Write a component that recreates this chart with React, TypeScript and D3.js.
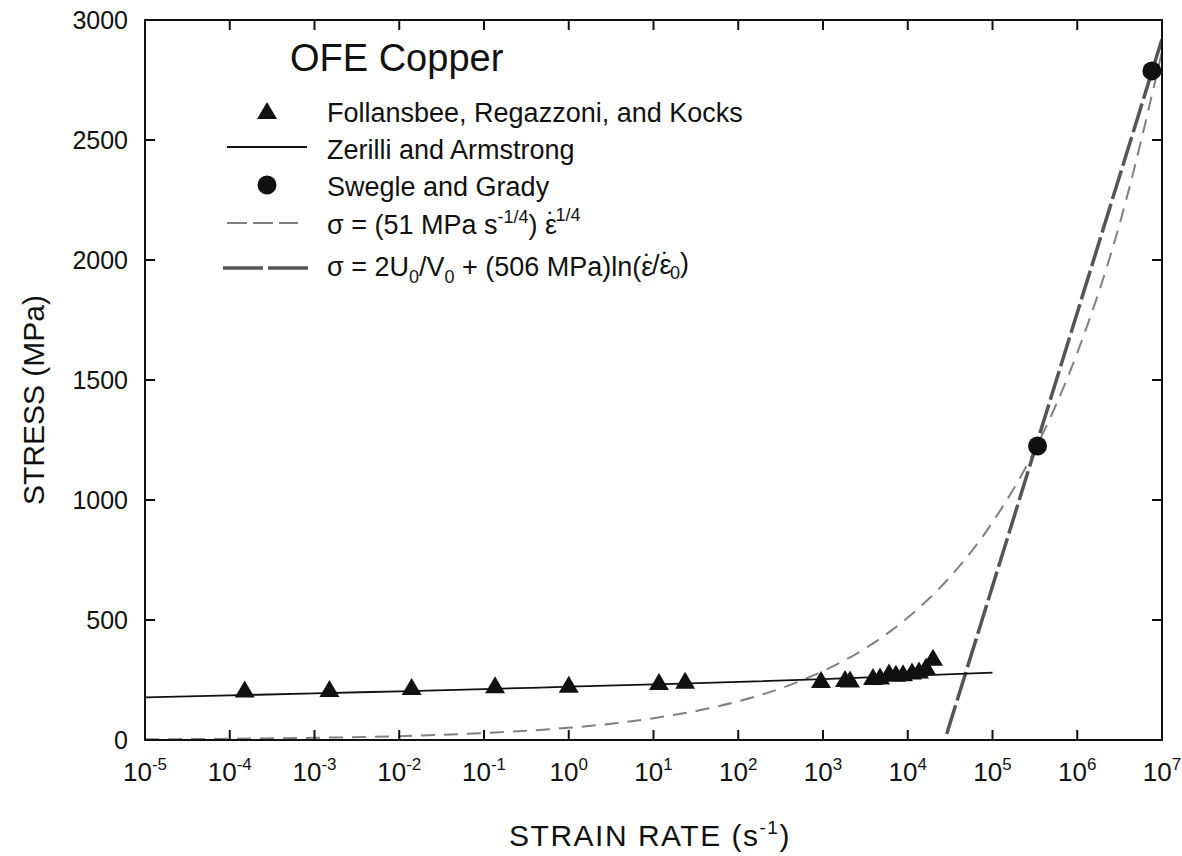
import React from "react";
import * as d3 from "d3";

// ---- data ----
const follansbeeRate = [1.5e-4, 1.5e-3, 1.4e-2, 0.135, 1.0, 11.6, 23.6, 947, 1820, 2084, 3890, 4710, 6010, 7260, 8790, 11220, 13580, 16410, 19860];
const follansbeeStress = [210, 212, 221, 228, 230, 242, 247, 250, 254, 252, 262, 265, 281, 276, 278, 285, 290, 305, 343];

const zerilliLogRate = [-5, -4, -3, -2, -1, 0, 1, 2, 3, 4, 5];
const zerilliStress = [178, 186, 194, 203, 212, 222, 232, 242, 254, 267, 281];

const swegleRate = [3.4e5, 7.6e6];
const swegleStress = [1225, 2788];

const powerLogRate = [-5, -4, -3, -2, -1, 0, 0.5, 1, 1.5, 2, 2.5, 3, 3.5, 4, 4.5, 5, 5.5, 6, 6.5, 7];
const powerStress = [3, 5, 9, 16, 29, 51, 68, 91, 121, 161, 215, 287, 382, 510, 680, 907, 1209, 1613, 2150, 2868];

const logLawLogRate = [4.46, 7];
const logLawStress = [25, 2920];

const xTickExponents = [-5, -4, -3, -2, -1, 0, 1, 2, 3, 4, 5, 6, 7];
const yTicks = [0, 500, 1000, 1500, 2000, 2500, 3000];

const FONT = "'Liberation Sans', Arial, Helvetica, sans-serif";

export default function App() {
  const W = 1182, H = 856;
  const left = 145, right = 1162, top = 20, bottom = 740;
  const x = d3.scaleLog().domain([1e-5, 1e7]).range([left, right]);
  const y = d3.scaleLinear().domain([0, 3000]).range([bottom, top]);

  const lineLog = d3
    .line<[number, number]>()
    .x((d) => x(Math.pow(10, d[0])))
    .y((d) => y(d[1]));
  const smoothLog = d3
    .line<[number, number]>()
    .x((d) => x(Math.pow(10, d[0])))
    .y((d) => y(d[1]))
    .curve(d3.curveMonotoneX);

  const zerilliPath = smoothLog(zerilliLogRate.map((r, i) => [r, zerilliStress[i]]));
  const powerPath = smoothLog(powerLogRate.map((r, i) => [r, powerStress[i]]));
  const logLawPath = lineLog(logLawLogRate.map((r, i) => [r, logLawStress[i]]));

  const tri = (cx: number, cy: number, s = 1) =>
    `M${cx},${cy - 9 * s}L${cx + 10 * s},${cy + 8 * s}L${cx - 10 * s},${cy + 8 * s}Z`;

  const tickLen = 10;
  const legX = 227;
  const legTextX = 327;

  // epsilon with a dot above, as tspans
  const epsDot = (key: string) => [
    <tspan key={key + "e"}>ε</tspan>,
    <tspan key={key + "d"} dx={-10.5} dy={-2}>˙</tspan>,
    <tspan key={key + "r"} dx={-1} dy={2}>{""}</tspan>,
  ];

  return (
    <svg
      width={W}
      height={H}
      style={{ position: "absolute", left: 0, top: 0, background: "#fff" }}
      fontFamily={FONT}
    >
      <rect x={0} y={0} width={W} height={H} fill="#fff" />
      <defs>
        <clipPath id="plot">
          <rect x={left} y={top} width={right - left} height={bottom - top} />
        </clipPath>
      </defs>

      {/* curves */}
      <g clipPath="url(#plot)">
        <path d={powerPath || ""} fill="none" stroke="#808080" strokeWidth={2} strokeDasharray="14 9" />
        <path d={logLawPath || ""} fill="none" stroke="#555" strokeWidth={3.5} strokeDasharray="30 5" />
        <path d={zerilliPath || ""} fill="none" stroke="#111" strokeWidth={1.8} />
      </g>

      {/* markers */}
      {follansbeeRate.map((r, i) => (
        <path key={"t" + i} d={tri(x(r), y(follansbeeStress[i]))} fill="#111" />
      ))}
      {swegleRate.map((r, i) => (
        <circle key={"c" + i} cx={x(r)} cy={y(swegleStress[i])} r={9.5} fill="#111" />
      ))}

      {/* frame */}
      <rect x={left} y={top} width={right - left} height={bottom - top} fill="none" stroke="#111" strokeWidth={2} />

      {/* x ticks */}
      {xTickExponents.map((e) => {
        const xx = x(Math.pow(10, e));
        return (
          <g key={"x" + e}>
            <line x1={xx} x2={xx} y1={bottom} y2={bottom - tickLen} stroke="#111" strokeWidth={2} />
            <line x1={xx} x2={xx} y1={top} y2={top + tickLen} stroke="#111" strokeWidth={2} />
            <text x={xx} y={781} textAnchor="middle" fontSize={26} fill="#111">
              10
              <tspan dy={-11} fontSize={17}>
                {e}
              </tspan>
            </text>
          </g>
        );
      })}

      {/* y ticks */}
      {yTicks.map((v) => {
        const yy = y(v);
        return (
          <g key={"y" + v}>
            <line x1={left} x2={left + tickLen} y1={yy} y2={yy} stroke="#111" strokeWidth={2} />
            <line x1={right} x2={right - tickLen} y1={yy} y2={yy} stroke="#111" strokeWidth={2} />
            <text x={128} y={yy} dy="0.35em" textAnchor="end" fontSize={25} fill="#111">
              {v}
            </text>
          </g>
        );
      })}

      {/* axis titles */}
      <text x={650} y={846} textAnchor="middle" fontSize={30} letterSpacing={1.5} fill="#111">
        STRAIN RATE (s
        <tspan dy={-12} fontSize={19}>-1</tspan>
        <tspan dy={12}>)</tspan>
      </text>
      <text
        transform="translate(44,400) rotate(-90)"
        textAnchor="middle"
        fontSize={30}
        fill="#111"
      >
        STRESS (MPa)
      </text>

      {/* legend */}
      <text x={290} y={71} fontSize={38} fill="#111">
        OFE Copper
      </text>

      <path d={tri(267, 111)} fill="#111" />
      <text x={legTextX} y={122} fontSize={27} fill="#111">
        Follansbee, Regazzoni, and Kocks
      </text>

      <line x1={legX} x2={307} y1={147} y2={147} stroke="#111" strokeWidth={1.8} />
      <text x={legTextX} y={159} fontSize={27} fill="#111">
        Zerilli and Armstrong
      </text>

      <circle cx={267} cy={185} r={9.5} fill="#111" />
      <text x={legTextX} y={196} fontSize={27} fill="#111">
        Swegle and Grady
      </text>

      <line x1={legX} x2={298} y1={223} y2={223} stroke="#808080" strokeWidth={2} strokeDasharray="20 6" />
      <text x={legTextX} y={234} fontSize={27} fill="#111">
        σ = (51 MPa s
        <tspan dy={-11} fontSize={18}>-1/4</tspan>
        <tspan dy={11}>) </tspan>
        {epsDot("a")}
        <tspan dy={-11} fontSize={18}>1/4</tspan>
      </text>

      <line x1={223} x2={312} y1={268} y2={268} stroke="#555" strokeWidth={3.5} strokeDasharray="40 5" />
      <text x={legTextX} y={276} fontSize={27} fill="#111">
        σ = 2U
        <tspan dy={7} fontSize={18}>0</tspan>
        <tspan dy={-7}>/V</tspan>
        <tspan dy={7} fontSize={18}>0</tspan>
        <tspan dy={-7}> + (506 MPa)ln(</tspan>
        {epsDot("b")}
        <tspan>/</tspan>
        {epsDot("c")}
        <tspan dy={7} fontSize={18}>0</tspan>
        <tspan dy={-7}>)</tspan>
      </text>
    </svg>
  );
}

=====

The request: In this exercise, set down all of the data exactly, without the pictures.

Solution for this task:
Write a component that recreates this chart with React, TypeScript and D3.js.
import React from "react";
import * as d3 from "d3";

// ---- data ----
const follansbeeRate = [1.5e-4, 1.5e-3, 1.4e-2, 0.135, 1.0, 11.6, 23.6, 947, 1820, 2084, 3890, 4710, 6010, 7260, 8790, 11220, 13580, 16410, 19860];
const follansbeeStress = [210, 212, 221, 228, 230, 242, 247, 250, 254, 252, 262, 265, 281, 276, 278, 285, 290, 305, 343];

const zerilliLogRate = [-5, -4, -3, -2, -1, 0, 1, 2, 3, 4, 5];
const zerilliStress = [178, 186, 194, 203, 212, 222, 232, 242, 254, 267, 281];

const swegleRate = [3.4e5, 7.6e6];
const swegleStress = [1225, 2788];

const powerLogRate = [-5, -4, -3, -2, -1, 0, 0.5, 1, 1.5, 2, 2.5, 3, 3.5, 4, 4.5, 5, 5.5, 6, 6.5, 7];
const powerStress = [3, 5, 9, 16, 29, 51, 68, 91, 121, 161, 215, 287, 382, 510, 680, 907, 1209, 1613, 2150, 2868];

const logLawLogRate = [4.46, 7];
const logLawStress = [25, 2920];

const xTickExponents = [-5, -4, -3, -2, -1, 0, 1, 2, 3, 4, 5, 6, 7];
const yTicks = [0, 500, 1000, 1500, 2000, 2500, 3000];

const FONT = "'Liberation Sans', Arial, Helvetica, sans-serif";

export default function App() {
  const W = 1182, H = 856;
  const left = 145, right = 1162, top = 20, bottom = 740;
  const x = d3.scaleLog().domain([1e-5, 1e7]).range([left, right]);
  const y = d3.scaleLinear().domain([0, 3000]).range([bottom, top]);

  const lineLog = d3
    .line<[number, number]>()
    .x((d) => x(Math.pow(10, d[0])))
    .y((d) => y(d[1]));
  const smoothLog = d3
    .line<[number, number]>()
    .x((d) => x(Math.pow(10, d[0])))
    .y((d) => y(d[1]))
    .curve(d3.curveMonotoneX);

  const zerilliPath = smoothLog(zerilliLogRate.map((r, i) => [r, zerilliStress[i]]));
  const powerPath = smoothLog(powerLogRate.map((r, i) => [r, powerStress[i]]));
  const logLawPath = lineLog(logLawLogRate.map((r, i) => [r, logLawStress[i]]));

  const tri = (cx: number, cy: number, s = 1) =>
    `M${cx},${cy - 9 * s}L${cx + 10 * s},${cy + 8 * s}L${cx - 10 * s},${cy + 8 * s}Z`;

  const tickLen = 10;
  const legX = 227;
  const legTextX = 327;

  // epsilon with a dot above, as tspans
  const epsDot = (key: string) => [
    <tspan key={key + "e"}>ε</tspan>,
    <tspan key={key + "d"} dx={-10.5} dy={-2}>˙</tspan>,
    <tspan key={key + "r"} dx={-1} dy={2}>{""}</tspan>,
  ];

  return (
    <svg
      width={W}
      height={H}
      style={{ position: "absolute", left: 0, top: 0, background: "#fff" }}
      fontFamily={FONT}
    >
      <rect x={0} y={0} width={W} height={H} fill="#fff" />
      <defs>
        <clipPath id="plot">
          <rect x={left} y={top} width={right - left} height={bottom - top} />
        </clipPath>
      </defs>

      {/* curves */}
      <g clipPath="url(#plot)">
        <path d={powerPath || ""} fill="none" stroke="#808080" strokeWidth={2} strokeDasharray="14 9" />
        <path d={logLawPath || ""} fill="none" stroke="#555" strokeWidth={3.5} strokeDasharray="30 5" />
        <path d={zerilliPath || ""} fill="none" stroke="#111" strokeWidth={1.8} />
      </g>

      {/* markers */}
      {follansbeeRate.map((r, i) => (
        <path key={"t" + i} d={tri(x(r), y(follansbeeStress[i]))} fill="#111" />
      ))}
      {swegleRate.map((r, i) => (
        <circle key={"c" + i} cx={x(r)} cy={y(swegleStress[i])} r={9.5} fill="#111" />
      ))}

      {/* frame */}
      <rect x={left} y={top} width={right - left} height={bottom - top} fill="none" stroke="#111" strokeWidth={2} />

      {/* x ticks */}
      {xTickExponents.map((e) => {
        const xx = x(Math.pow(10, e));
        return (
          <g key={"x" + e}>
            <line x1={xx} x2={xx} y1={bottom} y2={bottom - tickLen} stroke="#111" strokeWidth={2} />
            <line x1={xx} x2={xx} y1={top} y2={top + tickLen} stroke="#111" strokeWidth={2} />
            <text x={xx} y={781} textAnchor="middle" fontSize={26} fill="#111">
              10
              <tspan dy={-11} fontSize={17}>
                {e}
              </tspan>
            </text>
          </g>
        );
      })}

      {/* y ticks */}
      {yTicks.map((v) => {
        const yy = y(v);
        return (
          <g key={"y" + v}>
            <line x1={left} x2={left + tickLen} y1={yy} y2={yy} stroke="#111" strokeWidth={2} />
            <line x1={right} x2={right - tickLen} y1={yy} y2={yy} stroke="#111" strokeWidth={2} />
            <text x={128} y={yy} dy="0.35em" textAnchor="end" fontSize={25} fill="#111">
              {v}
            </text>
          </g>
        );
      })}

      {/* axis titles */}
      <text x={650} y={846} textAnchor="middle" fontSize={30} letterSpacing={1.5} fill="#111">
        STRAIN RATE (s
        <tspan dy={-12} fontSize={19}>-1</tspan>
        <tspan dy={12}>)</tspan>
      </text>
      <text
        transform="translate(44,400) rotate(-90)"
        textAnchor="middle"
        fontSize={30}
        fill="#111"
      >
        STRESS (MPa)
      </text>

      {/* legend */}
      <text x={290} y={71} fontSize={38} fill="#111">
        OFE Copper
      </text>

      <path d={tri(267, 111)} fill="#111" />
      <text x={legTextX} y={122} fontSize={27} fill="#111">
        Follansbee, Regazzoni, and Kocks
      </text>

      <line x1={legX} x2={307} y1={147} y2={147} stroke="#111" strokeWidth={1.8} />
      <text x={legTextX} y={159} fontSize={27} fill="#111">
        Zerilli and Armstrong
      </text>

      <circle cx={267} cy={185} r={9.5} fill="#111" />
      <text x={legTextX} y={196} fontSize={27} fill="#111">
        Swegle and Grady
      </text>

      <line x1={legX} x2={298} y1={223} y2={223} stroke="#808080" strokeWidth={2} strokeDasharray="20 6" />
      <text x={legTextX} y={234} fontSize={27} fill="#111">
        σ = (51 MPa s
        <tspan dy={-11} fontSize={18}>-1/4</tspan>
        <tspan dy={11}>) </tspan>
        {epsDot("a")}
        <tspan dy={-11} fontSize={18}>1/4</tspan>
      </text>

      <line x1={223} x2={312} y1={268} y2={268} stroke="#555" strokeWidth={3.5} strokeDasharray="40 5" />
      <text x={legTextX} y={276} fontSize={27} fill="#111">
        σ = 2U
        <tspan dy={7} fontSize={18}>0</tspan>
        <tspan dy={-7}>/V</tspan>
        <tspan dy={7} fontSize={18}>0</tspan>
        <tspan dy={-7}> + (506 MPa)ln(</tspan>
        {epsDot("b")}
        <tspan>/</tspan>
        {epsDot("c")}
        <tspan dy={7} fontSize={18}>0</tspan>
        <tspan dy={-7}>)</tspan>
      </text>
    </svg>
  );
}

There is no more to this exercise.